Krugman: Big Banks Were Not Responsible for 2008 Crash
In a New York Times column written to denigrate Bernie Sanders’ presidential campaign, Nobel laureate Paul Krugman looked back at the roots of the 2008 economic crash and absolved the nation’s major banks for playing a key role in the crisis.
In a column titled “Sanders Over the Edge,” Krugman insisted the Vermont senator’s campaign promise to break up the big banks was only “appealing from a political point of view.” Krugman questioned the Sanders campaign pledge insisting that the big banks were not at “heart of the financial crisis” and that breaking them up made little sense.

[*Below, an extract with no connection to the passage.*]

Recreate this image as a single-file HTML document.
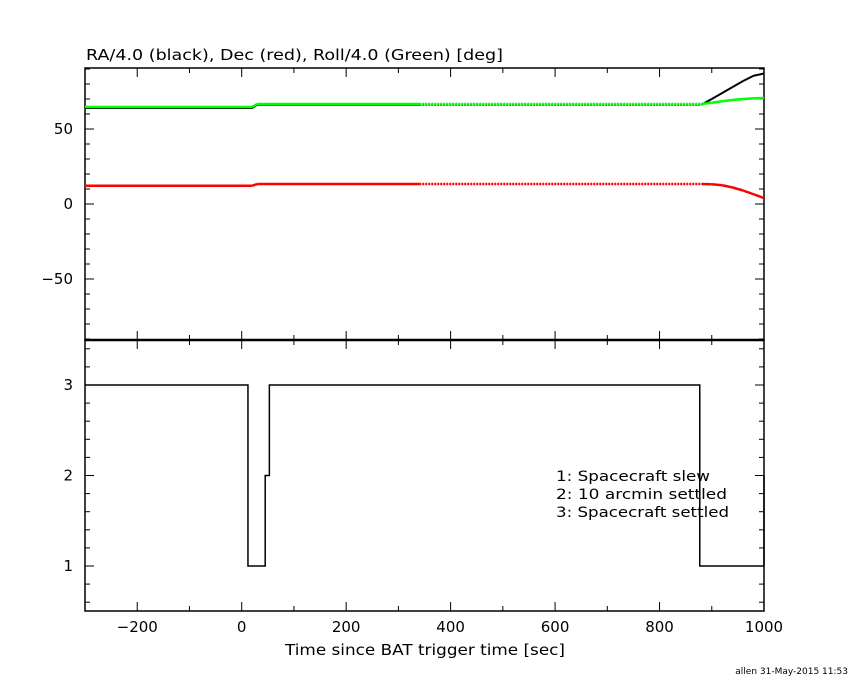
<!DOCTYPE html>
<html><head><meta charset="utf-8"><style>
html,body{margin:0;padding:0;background:#fff;}
svg{display:block;font-family:"DejaVu Sans","Liberation Sans",sans-serif;}
</style></head><body>
<svg id="chart" width="850" height="680" xmlns="http://www.w3.org/2000/svg">
<rect width="850" height="680" fill="#fff"/>
<g id="axes"></g>
<g id="series"></g>
<text x="86" y="60" font-size="15" fill="#000" textLength="417" lengthAdjust="spacingAndGlyphs">RA/4.0 (black), Dec (red), Roll/4.0 (Green) [deg]</text>
<text x="285" y="655" font-size="15" textLength="280" lengthAdjust="spacingAndGlyphs">Time since BAT trigger time [sec]</text>
<g font-size="14">
<text x="556" y="481" textLength="154" lengthAdjust="spacingAndGlyphs">1: Spacecraft slew</text>
<text x="556" y="499" textLength="171" lengthAdjust="spacingAndGlyphs">2: 10 arcmin settled</text>
<text x="556" y="517" textLength="173" lengthAdjust="spacingAndGlyphs">3: Spacecraft settled</text>
</g>
<text x="848" y="674" font-size="9" text-anchor="end">allen 31-May-2015 11:53</text>
</svg>
<script>
const times=[-300,20,30,340,880,900,920,940,960,980,1000];
const raVals=[64.0,64.0,66.2,66.2,66.2,70,74,78,82,85.5,87];
const decVals=[12.2,12.2,13.3,13.3,13.3,13.2,12.5,11,9,6.5,4];
const rollVals=[64.7,64.7,66.7,66.7,66.7,67.5,68.5,69.3,70,70.4,70.7];
const stepTimes=[-300,12,45,53,877,1000];
const stepVals=[3,1,2,3,1,2];
const xTicks=[-200,0,200,400,600,800,1000];
const topTicks=[-50,0,50];
const botTicks=[1,2,3];

const L=85,R=764,T1=68,B1=340,B2=611;
const x=t=>L+(t+300)*(R-L)/1300;
const y1=v=>204-1.5*v;
const y2=v=>385+(3-v)*90.5;
const NS="http://www.w3.org/2000/svg";
function mk(tag,attrs,parent){const e=document.createElementNS(NS,tag);for(const k in attrs)e.setAttribute(k,attrs[k]);parent.appendChild(e);return e;}
const ax=document.getElementById('axes');
const sr=document.getElementById('series');

let f1=mk('rect',{x:L,y:T1,width:R-L,height:B1-T1,fill:'none',stroke:'#000','stroke-width':1.5},ax);


let f2=mk('rect',{x:L,y:B1,width:R-L,height:B2-B1,fill:'none',stroke:'#000','stroke-width':1.5},ax);


mk('line',{x1:L,x2:R,y1:B1,y2:B1,stroke:'#000','stroke-width':2.5},ax);

for(let t=-300;t<=1000;t+=100){
  const major=t%200===0;const len=major?9:5;
  mk('line',{x1:x(t),x2:x(t),y1:B2,y2:B2-len,stroke:'#000'},ax);
  mk('line',{x1:x(t),x2:x(t),y1:T1,y2:T1+len,stroke:'#000'},ax);
  mk('line',{x1:x(t),x2:x(t),y1:B1,y2:B1-len,stroke:'#000'},ax);
  mk('line',{x1:x(t),x2:x(t),y1:B1,y2:B1+len,stroke:'#000'},ax);
}
xTicks.forEach(t=>{const e=mk('text',{x:x(t),y:B2+21,'font-size':15,'text-anchor':'middle'},ax);e.textContent=String(t).replace('-','\u2212');

});
for(let v=-90;v<=90;v+=10){const major=v%50===0;const len=major?9:5;
  mk('line',{x1:L,x2:L+len,y1:y1(v),y2:y1(v),stroke:'#000'},ax);
  mk('line',{x1:R,x2:R-len,y1:y1(v),y2:y1(v),stroke:'#000'},ax);}
topTicks.forEach(v=>{const e=mk('text',{x:L-12,y:y1(v)+5,'font-size':15,'text-anchor':'end'},ax);e.textContent=String(v).replace('-','\u2212');

});
for(let v=0.6;v<=3.45;v+=0.2){const r=Math.round(v*10)/10;const major=Math.abs(r-Math.round(r))<0.01;const len=major?9:5;
  mk('line',{x1:L,x2:L+len,y1:y2(r),y2:y2(r),stroke:'#000'},ax);
  mk('line',{x1:R,x2:R-len,y1:y2(r),y2:y2(r),stroke:'#000'},ax);}
botTicks.forEach(v=>{const e=mk('text',{x:L-12,y:y2(v)+5,'font-size':15,'text-anchor':'end'},ax);e.textContent=String(v);

});

function drawSeries(vals,color,name,w){
  for(let i=0;i<times.length-1;i++){
    const dotted=times[i]>=340&&times[i+1]<=880;
    const ln=mk('line',{x1:x(times[i]),y1:y1(vals[i]),x2:x(times[i+1]),y2:y1(vals[i+1]),stroke:color,'stroke-width':w},sr);
    if(dotted)ln.setAttribute('stroke-dasharray','2 1');
    
    
  }
}
drawSeries(raVals,'#000','ra-line',2);
drawSeries(rollVals,'#0f0','roll-line',2.5);
drawSeries(decVals,'#f00','dec-line',2.5);

let d='M'+x(stepTimes[0])+','+y2(stepVals[0]);
for(let i=1;i<stepTimes.length;i++){d+=' H'+x(stepTimes[i])+' V'+y2(stepVals[i]);}
const sp=mk('path',{d:d,fill:'none',stroke:'#000','stroke-width':1.5},sr);


</script>
</body></html>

“Many analysts concluded years ago that the answers to both questions were no,” said Krugman. “Predatory lending was largely carried out by smaller, non-Wall Street institutions like Countrywide Financial; the crisis itself was centered not on big banks but on ‘shadow banks’ like Lehman Brothers that weren’t necessarily that big. And the financial reform that President Obama signed in 2010 made a real effort to address these problems. It could and should be made stronger, but pounding the table about big banks misses the point.”
Oddly, Krugman failed to identify the “many analysts” that supposedly supported this statement—instead, he linked to one of his 2010 columns on financial reform. Krugman also used his column to both acknowledge Hillary Clinton’s controversial profits from Wall Street speeches and to berate Sanders for pointing them out.
“It’s one thing for the Sanders campaign to point to Hillary Clinton’s Wall Street connections, which are real, although the question should be whether they have distorted her positions, a case the campaign has never even tried to make,” he said.